Kubeflow Pipelines is a platform for deploying portable, scalable machine learning workflows on Kubernetes. This document walks through the steps to install and configure Kubeflow pipelines on a private OpenStack cloud platform.
The following steps walk through the configuration of GPU passthrough for a Kubernetes cluster running on OpenStack with Nvidia devices. If the Kubernetes deployment is already configured to enable GPUs please proceed to the [next section](## Install Kubeflow )
Follow platform specific mechanism for enabling GPUs on OpenStack Compute nodes.
Follow the Nvidia documentation to install and enable cuda-drivers and nvidia-container-runtime.
These steps can be run on any host and not necessarily on the Kubernetes cluster where you want to run your workloads.
curl -L -O https://github.com/kubeflow/kubeflow/releases/download/v0.5.0/kfctl_v0.5.0_linux.tar.gz
tar xf kfctl_v0.5.0_linux.tar.gz
sudo mv kfctl /usr/bin/
rm -f kfctl_v0.5.0_linux.tar.gz
curl -L -O https://github.com/kubeflow/kubeflow/releases/download/v0.5.0/kfctl_v0.5.0_darwin.tar.gz (if running from Mac)
tar xf kfctl_v0.5.0_darwin.tar.gz
sudo mv kfctl /usr/bin/
rm -f kfctl_v0.5.0_darwin.tar.gz
alias python=python3
pip3 install https://storage.googleapis.com/ml-pipeline/release/0.1.17/kfp.tar.gz --upgrade
If running the DSL compiler and kfctl from a different host than the Kubernetes cluster, make sure you configure Kubeconfig to point to that cluster.
kf-demo is the name we are giving for our sample application. This can be replaced with any name of your choice.
export KFAPP=kf-demo
kfctl init ${KFAPP} --version e6a363a51a4963a624758c931b5a13e56d98d8e0
cd ${KFAPP}
kfctl generate k8s
kfctl apply k8s
Some of the steps in a Kubeflow pipeline may share common data. To facilitate sharing of data from one stage of the pipeline to the next, we need a persistent volume store that allows ReadWriteMany access. If your storage provisioner does not support ReadWriteMany, one solution is to deploy an NFS server using the ReadWriteOnce storage that is provided by the default storage provisioner. You can do it as follows:
helm repo update
helm install stable/nfs-server-provisioner --name kf --set=persistence.enabled=true,persistence.storageClass=standard,persistence.size=200Gi
Please note that the above assumes your default storage class is named standard. This is the case in GKE and some on-prem deployments. For AKS, the default storage class is named default
, so you need to run the following instead:
helm repo update
helm install stable/nfs-server-provisioner --name kf --set=persistence.enabled=true,persistence.storageClass=default,persistence.size=200Gi
Please see the nfs provisioner helm chart documentation for more configuration options.

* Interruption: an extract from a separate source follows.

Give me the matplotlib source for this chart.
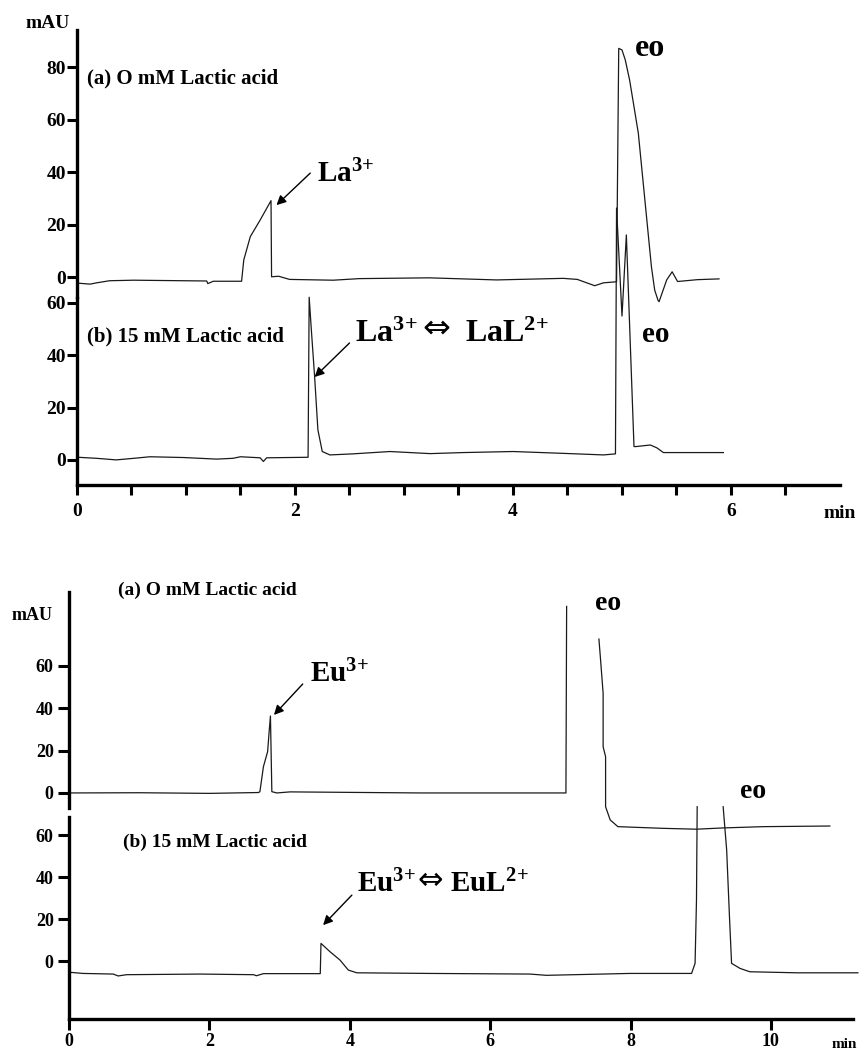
import numpy as np
import matplotlib.pyplot as plt

plt.rcParams['font.family'] = ['Liberation Serif', 'DejaVu Serif']
plt.rcParams['font.weight'] = 'bold'
plt.rcParams['mathtext.fontset'] = 'custom'
plt.rcParams['mathtext.rm'] = 'Liberation Serif:bold'
plt.rcParams['mathtext.bf'] = 'Liberation Serif:bold'
plt.rcParams['mathtext.it'] = 'Liberation Serif:bold'

nan = np.nan

# La3+ electropherograms, 0 mM lactic acid (trace a)
la_a_t = [0.0, 0.12, 0.18, 0.30, 0.52, 1.19, 1.20, 1.25, 1.51, 1.53, 1.59, 1.68, 1.78,
          1.785, 1.85, 1.95, 2.35, 2.59, 3.23, 3.85, 4.46, 4.59, 4.75, 4.83, 4.95,
          4.97, 5.00, 5.03, 5.07, 5.11, 5.15, 5.18, 5.21, 5.24, 5.27, 5.30, 5.33, 5.34,
          5.41, 5.46, 5.51, 5.69, 5.89]
la_a_y = [-2.3, -2.7, -2.2, -1.4, -1.2, -1.5, -2.5, -1.6, -1.6, 6.5, 15.4, 21.7, 29.1,
          0.1, 0.3, -0.9, -1.2, -0.6, -0.3, -1.1, -0.5, -0.9, -3.3, -2.2, -1.8,
          87.1, 86.5, 82.7, 75.0, 64.9, 54.7, 42.0, 29.3, 16.6, 3.9, -5.0, -8.8, -9.4,
          -1.1, 2.0, -1.7, -1.0, -0.7]

# La3+, 15 mM lactic acid (trace b)
la_b_t = [0.01, 0.18, 0.36, 0.52, 0.67, 0.98, 1.28, 1.43, 1.50, 1.68, 1.71, 1.74, 2.12,
          2.13, 2.15, 2.18, 2.21, 2.25, 2.32, 2.53, 2.87, 3.24, 3.54, 4.00, 4.46, 4.83,
          4.94, 4.95, 5.00, 5.04, 5.11, 5.13, 5.26, 5.32, 5.38, 5.69, 5.93]
la_b_y = [1.0, 0.6, 0.0, 0.6, 1.2, 0.9, 0.3, 0.6, 1.2, 0.8, -0.6, 0.8, 1.0,
          62.2, 49.7, 31.8, 11.5, 3.2, 1.9, 2.3, 3.2, 2.4, 2.8, 3.2, 2.5, 1.9,
          2.3, 96.3, 55.0, 86.0, 5.1, 5.1, 5.7, 4.6, 2.8, 2.8, 2.8]

# Eu3+, 0 mM lactic acid (trace a)
eu_a_t = [0.0, 1.0, 2.0, 2.70, 2.72, 2.77, 2.83, 2.85, 2.87, 2.89, 2.96, 3.15, 5.0, 7.08,
          7.09, 7.09, 7.55, 7.57, 7.61, 7.61, 7.645, 7.645, 7.71, 7.82, 8.47, 8.94, 9.32,
          9.89, 10.84]
eu_a_y = [0.0, 0.1, -0.2, 0.2, 0.6, 12.4, 19.5, 28.3, 36.3, 0.6, 0.0, 0.5, 0.0, 0.0,
          88.0, nan, 72.6, 64.3, 47.0, 21.8, 17.1, -6.5, -12.7, -15.9, -16.7, -17.1, -16.5,
          -15.9, -15.6]

# Eu3+, 15 mM lactic acid (trace b)
eu_b_t = [0.02, 0.03, 0.20, 0.63, 0.70, 0.82, 1.87, 2.63, 2.67, 2.77, 3.58, 3.59, 3.72,
          3.86, 3.98, 4.10, 5.14, 6.57, 6.80, 7.99, 8.87, 8.92, 8.94, 8.95, 8.95, 9.32,
          9.37, 9.41, 9.44, 9.56, 9.70, 10.37, 11.24]
eu_b_y = [-5.9, -5.4, -5.9, -6.2, -7.1, -6.5, -6.2, -6.5, -7.0, -6.0, -6.0, 8.4, 4.4,
          0.5, -4.3, -5.6, -5.9, -6.2, -6.8, -5.9, -5.9, -1.1, 29.0, 73.5, nan, 73.5,
          52.9, 21.1, -1.1, -3.5, -5.1, -5.6, -5.6]

W, H = 862, 1052
fig = plt.figure(figsize=(W / 100, H / 100), dpi=100)


def box(l, t, r, b):
    return [l / W, 1 - b / H, (r - l) / W, (b - t) / H]


ax1 = fig.add_axes(box(77, 30, 840, 297))
ax2 = fig.add_axes(box(77, 298, 840, 485))
ax3 = fig.add_axes(box(69, 592, 853, 808))
ax4 = fig.add_axes(box(69, 817, 853, 1019))

line_kw = dict(color='#1a1a1a', lw=0.9, clip_on=False)
ax1.plot(la_a_t, la_a_y, **line_kw)
ax2.plot(la_b_t, la_b_y, **line_kw)
ax3.plot(eu_a_t, eu_a_y, **line_kw)
ax4.plot(eu_b_t, eu_b_y, **line_kw)

ax1.set_ylim(-7.6, 94.1)
ax2.set_ylim(-9.6, 61.9)
ax3.set_ylim(-7.1, 94.8)
ax4.set_ylim(-27.6, 68.6)
for ax in (ax1, ax2):
    ax.set_xlim(0, 7.0)
for ax in (ax3, ax4):
    ax.set_xlim(0, 11.17)

for ax in (ax1, ax2, ax3, ax4):
    ax.set_facecolor('none')
    ax.spines['top'].set_visible(False)
    ax.spines['right'].set_visible(False)
    ax.spines['left'].set_linewidth(2.4)
    ax.spines['bottom'].set_linewidth(2.4)
for ax in (ax1, ax3):
    ax.spines['bottom'].set_visible(False)
    ax.set_xticks([])

ax1.set_yticks([0, 20, 40, 60, 80])
ax2.set_yticks([0, 20, 40, 60])
ax3.set_yticks([0, 20, 40, 60])
ax4.set_yticks([0, 20, 40, 60])

top_ticks = np.arange(0, 7.0, 0.5)
ax2.set_xticks(top_ticks)
ax2.set_xticklabels([('%d' % v if v % 2 == 0 else '') for v in top_ticks])
ax4.set_xticks([0, 2, 4, 6, 8, 10])

for ax in (ax1, ax2):
    ax.tick_params(axis='both', direction='out', length=7, width=2.2, labelsize=14, pad=1)
    ax.tick_params(axis='x', pad=6)
for ax in (ax3, ax4):
    ax.tick_params(axis='both', direction='out', length=8, width=2.2, labelsize=13, pad=3)
    ax.tick_params(axis='x', pad=2)
for ax in (ax1, ax2, ax3, ax4):
    for lab in ax.get_xticklabels() + ax.get_yticklabels():
        lab.set_fontweight('bold')

arrow_kw = dict(arrowstyle='-|>', color='k', lw=1, mutation_scale=14, shrinkA=0, shrinkB=0)
dbl = dict(family=['DejaVu Sans'], fontweight='normal', ha='center', va='center')

# labels and annotations
fig.text(48 / W, 1 - 23 / H, 'mAU', ha='center', va='center', fontsize=14, fontweight='bold')
fig.text(840 / W, 1 - 513 / H, 'min', ha='center', va='center', fontsize=14, fontweight='bold')
fig.text(32 / W, 1 - 616 / H, 'mAU', ha='center', va='center', fontsize=13, fontweight='bold')
fig.text(844 / W, 1 - 1045 / H, 'min', ha='center', va='center', fontsize=11, fontweight='bold')

ax1.text(0.09, 75.8, '(a) O mM Lactic acid', ha='left', va='center', fontsize=15, fontweight='bold')
ax1.text(2.20, 36.2, r'La$^{3\!+}$', ha='left', va='baseline', fontsize=21, fontweight='bold')
ax1.text(5.12, 84.2, 'eo', ha='left', va='baseline', fontsize=23, fontweight='bold')
ax1.annotate('', xy=(1.83, 27.4), xytext=(2.14, 39.6), arrowprops=arrow_kw)

ax2.text(0.09, 47, '(b) 15 mM Lactic acid', ha='left', va='center', fontsize=15, fontweight='bold')
ax2.text(2.55, 45.1, r'La$^{3\!+}$', ha='left', va='baseline', fontsize=23, fontweight='bold')
ax2.text(3.30, 50.3, '\u21d4', fontsize=24, **dbl)
ax2.text(3.56, 45.1, r'LaL$^{2\!+}$', ha='left', va='baseline', fontsize=23, fontweight='bold')
ax2.text(5.18, 45.1, 'eo', ha='left', va='baseline', fontsize=21, fontweight='bold')
ax2.annotate('', xy=(2.18, 31.7), xytext=(2.50, 44.7), arrowprops=arrow_kw)

ax3.text(0.70, 95.8, '(a) O mM Lactic acid', ha='left', va='center', fontsize=14, fontweight='bold')
ax3.text(3.43, 52.4, r'Eu$^{3\!+}$', ha='left', va='baseline', fontsize=21, fontweight='bold')
ax3.text(7.49, 86.3, 'eo', ha='left', va='baseline', fontsize=20, fontweight='bold')
ax3.annotate('', xy=(2.92, 36.8), xytext=(3.33, 51.4), arrowprops=arrow_kw)

ax4.text(0.77, 56.7, '(b) 15 mM Lactic acid', ha='left', va='center', fontsize=14, fontweight='bold')
ax4.text(4.10, 32.9, r'Eu$^{3\!+}$', ha='left', va='baseline', fontsize=21, fontweight='bold')
ax4.text(5.15, 38.6, '\u21d4', fontsize=22, **dbl)
ax4.text(5.43, 32.9, r'EuL$^{2\!+}$', ha='left', va='baseline', fontsize=21, fontweight='bold')
ax4.text(9.56, 77.6, 'eo', ha='left', va='baseline', fontsize=20, fontweight='bold')
ax4.annotate('', xy=(3.62, 17.1), xytext=(4.03, 31.4), arrowprops=arrow_kw)

fig.savefig('out.png', dpi=100)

Create the Persistent Volume Claims required for mysql and argo claims.
kubectl -n kubeflow apply -f pvc/
You are ready to deploy Kubeflow Pipelines at this point. Kubeflow Pipelines comes with built in examples that you can try out to get started.
The example we've used in the demo is similar to this tutorial and uses this model.